Probe 4: "How do you handle zero-downtime deployments?" (3-5 min)
"Connection draining is the key. When removing a server for deployment: (1) stop sending NEW requests, (2) let existing requests complete (drain timeout = p99 request duration × 2), (3) once all connections are closed or timeout expires, shut down the server."
"The reverse — bringing a new server online — uses slow-start. Don't immediately give it full traffic weight. Ramp from 10% to 100% over 30 seconds. This lets the new server warm up (JIT compilation, cache population) before taking full load."
Phase 6: Wrap-Up
If you've gone deep, close with the organizational insight:
"Load balancing is the most over-engineered and under-monitored part of most architectures. Teams spend weeks choosing between nginx and HAProxy, then never set up alerting for connection drain failures or health check false positives. The Staff question isn't 'which load balancer' — it's 'what are the failure modes, who gets paged, and what does the runbook say.'"

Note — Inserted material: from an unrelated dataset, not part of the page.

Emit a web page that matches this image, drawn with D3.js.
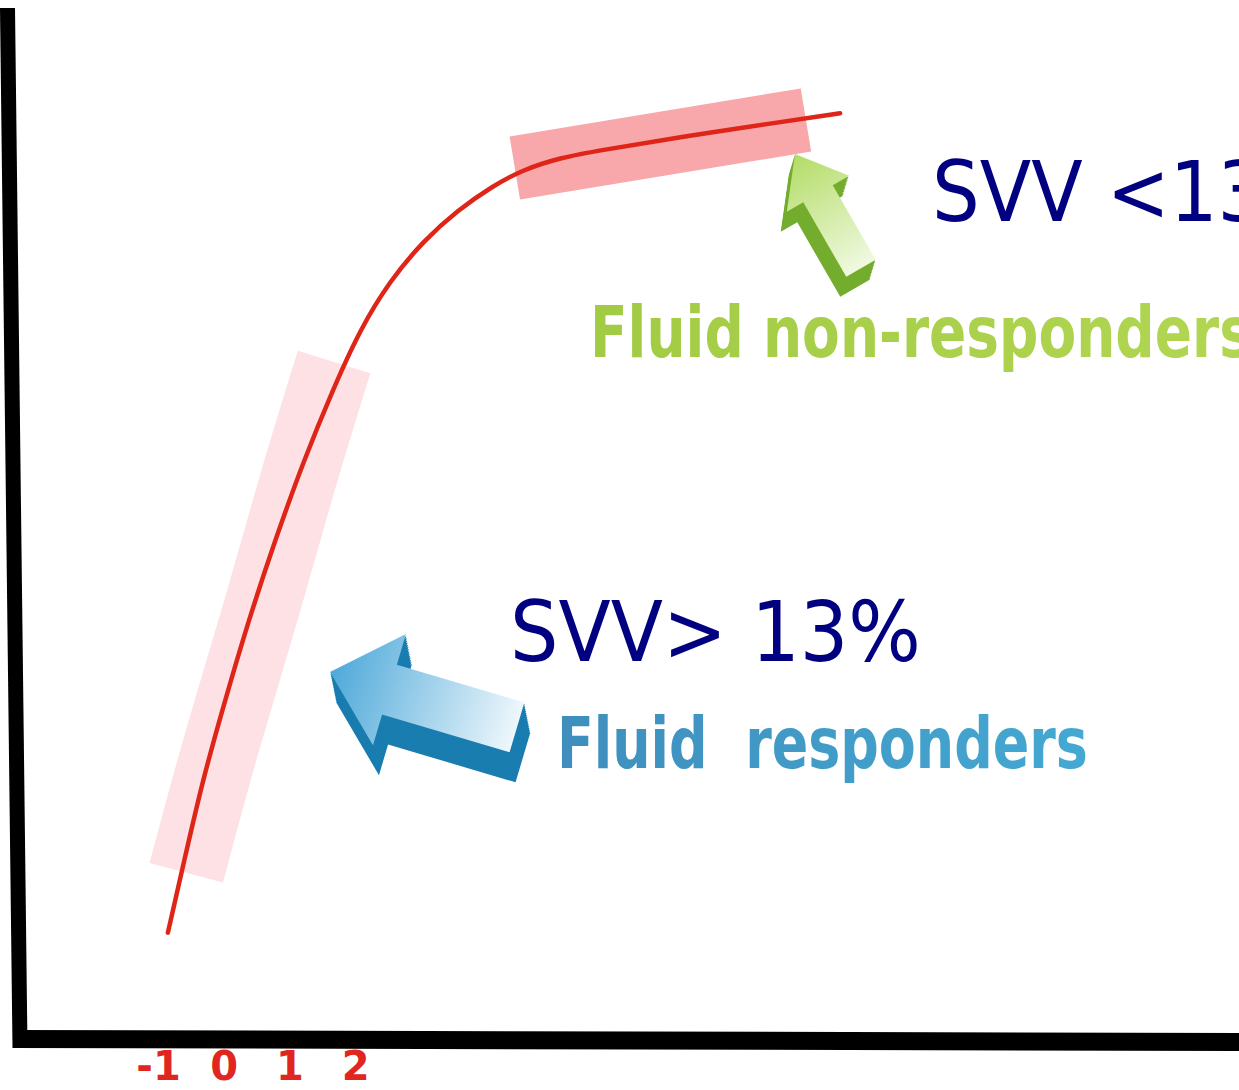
<!DOCTYPE html>
<html>
<head>
<meta charset="utf-8">
<script src="https://cdn.jsdelivr.net/npm/d3@7"></script>
<style>
  html, body { margin: 0; padding: 0; background: #ffffff; overflow: hidden; }
  svg { display: block; }
</style>
</head>
<body>
<svg id="chart" width="1239" height="1090"></svg>
<script>
// ---- data ----
const xTicks = [-1, 0, 1, 2];
// Frank-Starling curve (preload vs stroke volume, arbitrary units)
const curveX = [-0.85, -0.60, -0.32, 0.02, 0.38, 0.78, 1.22, 1.66, 2.07, 2.53, 3.05, 3.56, 4.08, 4.54, 5.12, 5.73, 6.95, 8.31, 9.38];
const curveY = [10.4, 17.4, 25.2, 32.9, 40.7, 48.4, 56.2, 63.0, 68.8, 73.6, 77.5, 80.4, 82.7, 84.3, 85.5, 86.2, 87.5, 88.8, 89.8];
// steep (responder) zone band centre line
const bandLowX = [-0.57, -0.03, 0.58, 1.10, 1.68];
const bandLowY = [16.2, 29.1, 41.7, 53.8, 65.7];
// flat (non-responder) zone band centre line
const bandHighX = [4.43, 8.86];
const bandHighY = [84.5, 89.15];
const labelTexts = ["SVV <13%", "SVV> 13%", "Fluid non-responders", "Fluid  responders"];

// ---- scales ----
const W = 1239, H = 1090;
const x = d3.scaleLinear().domain([-3.1, 15.45]).range([20, 1239]);
const y = d3.scaleLinear().domain([0, 100]).range([1040, 8]);

const svg = d3.select("#chart");
const defs = svg.append("defs");

svg.append("rect").attr("width", W).attr("height", H).attr("fill", "#ffffff");

// bands
svg.append("path")
  .datum(d3.zip(bandLowX, bandLowY))
  .attr("d", d3.line().x(d => x(d[0])).y(d => y(d[1])).curve(d3.curveBasis))
  .attr("fill", "none")
  .attr("stroke", "#fde1e4")
  .attr("stroke-width", 76)
  .attr("stroke-linecap", "butt");

svg.append("path")
  .datum(d3.zip(bandHighX, bandHighY))
  .attr("d", d3.line().x(d => x(d[0])).y(d => y(d[1])))
  .attr("fill", "none")
  .attr("stroke", "#f8a7aa")
  .attr("stroke-width", 64)
  .attr("stroke-linecap", "butt");

// curve
svg.append("path")
  .datum(d3.zip(curveX, curveY))
  .attr("d", d3.line().x(d => x(d[0])).y(d => y(d[1])).curve(d3.curveBasis))
  .attr("fill", "none")
  .attr("stroke", "#df2518")
  .attr("stroke-width", 4.5)
  .attr("stroke-linecap", "round");

// axes lines
svg.append("line")
  .attr("x1", 7.5).attr("y1", y.range()[1])
  .attr("x2", 20).attr("y2", y.range()[0] + 8)
  .attr("stroke", "#000").attr("stroke-width", 15);
svg.append("line")
  .attr("x1", 13).attr("y1", y.range()[0] - 1)
  .attr("x2", x.range()[1] + 2).attr("y2", y.range()[0] + 2)
  .attr("stroke", "#000").attr("stroke-width", 18);

// x ticks
const xAxis = d3.axisBottom(x).tickValues(xTicks).tickSize(0).tickFormat(d => String(d));
const gx = svg.append("g").attr("transform", `translate(0,${y.range()[0]})`).call(xAxis);
gx.select(".domain").remove();
gx.selectAll("text")
  .attr("y", 40).attr("dy", 0)
  .attr("fill", "#e0261e")
  .style("font-family", "'DejaVu Sans', sans-serif")
  .style("font-weight", "bold")
  .style("font-size", "40px");

// ---- 3D arrows ----
function arrow3d(id, tip, angleDeg, L, s, h, hl, depth, faceHead, faceTail, side) {
  const pts = [[0, -s], [L - hl, -s], [L - hl, -h], [L, 0], [L - hl, h], [L - hl, s], [0, s]];
  const grad = defs.append("linearGradient").attr("id", id)
    .attr("gradientUnits", "userSpaceOnUse")
    .attr("x1", L).attr("y1", 0).attr("x2", 0).attr("y2", 0);
  grad.append("stop").attr("offset", 0).attr("stop-color", faceHead);
  grad.append("stop").attr("offset", 1).attr("stop-color", faceTail);
  const g = svg.append("g");
  const steps = 14;
  for (let i = steps; i >= 1; i--) {
    const t = i / steps;
    g.append("g")
      .attr("transform", `translate(${tip[0] + depth[0] * t},${tip[1] + depth[1] * t}) rotate(${angleDeg}) translate(${-L},0)`)
      .append("polygon")
      .attr("points", pts.map(p => p.join(",")).join(" "))
      .attr("fill", side);
  }
  g.append("g")
    .attr("transform", `translate(${tip[0]},${tip[1]}) rotate(${angleDeg}) translate(${-L},0)`)
    .append("polygon")
    .attr("points", pts.map(p => p.join(",")).join(" "))
    .attr("fill", `url(#${id})`);
}

arrow3d("gBlue", [330, 672], 196.5, 195, 26, 58, 62, [6, 30], "#4ea9d9", "#eef7fc", "#1a7db0");
arrow3d("gGreen", [795, 154], 240, 132, 17, 36, 46, [-6, 20], "#b3dc66", "#f0f9e0", "#74ad2e");

// ---- texts ----
const gradB = defs.append("linearGradient").attr("id", "txtBlue").attr("x1", 0).attr("x2", 1);
gradB.append("stop").attr("offset", 0).attr("stop-color", "#3f8ebd");
gradB.append("stop").attr("offset", 1).attr("stop-color", "#44a9d2");
const gradG = defs.append("linearGradient").attr("id", "txtGreen").attr("x1", 0).attr("x2", 1);
gradG.append("stop").attr("offset", 0).attr("stop-color", "#a2cb44");
gradG.append("stop").attr("offset", 1).attr("stop-color", "#b2d652");

// text squeezed horizontally to a target width via a scale transform
function squeezedText(txt, px, py, targetW, size, weight, fill) {
  const g = svg.append("g");
  const t = g.append("text")
    .attr("x", 0).attr("y", 0)
    .attr("fill", fill)
    .style("white-space", "pre")
    .style("font-family", "'DejaVu Sans', Verdana, sans-serif")
    .style("font-weight", weight)
    .style("font-size", size + "px")
    .text(txt);
  const natural = t.node().getComputedTextLength();
  g.attr("transform", `translate(${px},${py}) scale(${targetW / natural},1)`);
}
squeezedText(labelTexts[0], 932, 221, 405, 84, "normal", "#000080");
squeezedText(labelTexts[1], 510, 661, 411, 84, "normal", "#000080");
squeezedText(labelTexts[2], 590, 357, 662, 72, "bold", "url(#txtGreen)");
squeezedText(labelTexts[3], 557, 768, 531, 72, "bold", "url(#txtBlue)");
</script>
</body>
</html>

Quick-Reference: The 30-Second Cheat Sheet
| Topic | The L5 Answer | The L6 Answer (say this) |
|---|---|---|
| Layer choice | "L7 because we might need it" | "L4 unless we need content-based routing — L7 adds 5-10ms per request" |
| Algorithm | "Round-robin" | "Least-connections — round-robin fails with variable request durations" |
| Health checks | "Ping every 5 seconds" | "Active + passive combined, blast radius protected — never remove >20% of fleet" |
| Session state | "Sticky sessions" | "Externalize to Redis — sticky sessions are a scalability trap" |
| LB failure | "Use a managed LB" | "Active-passive minimum — and plan for in-flight TCP resets during failover" |
| Deployment | "Zero-downtime deploy" | "Connection draining with timeout + slow-start on recovery" |
Key Numbers Worth Memorizing
| Metric | Value | Why It Matters |
|---|---|---|
| L4 vs L7 latency | 5-10ms per request difference | L7 tax on every request |
| Health check cascade | Remove 1 of 5 = 25% load spike | Why blast radius protection matters |
| Active-passive failover | 1-5 seconds (VRRP) | Sets expectation for connection resets |
| Connection drain timeout | p99 request duration × 2 | Too short = dropped requests |
| Slow-start ramp | 10% → 100% over 30 seconds | Prevents cold-cache overload |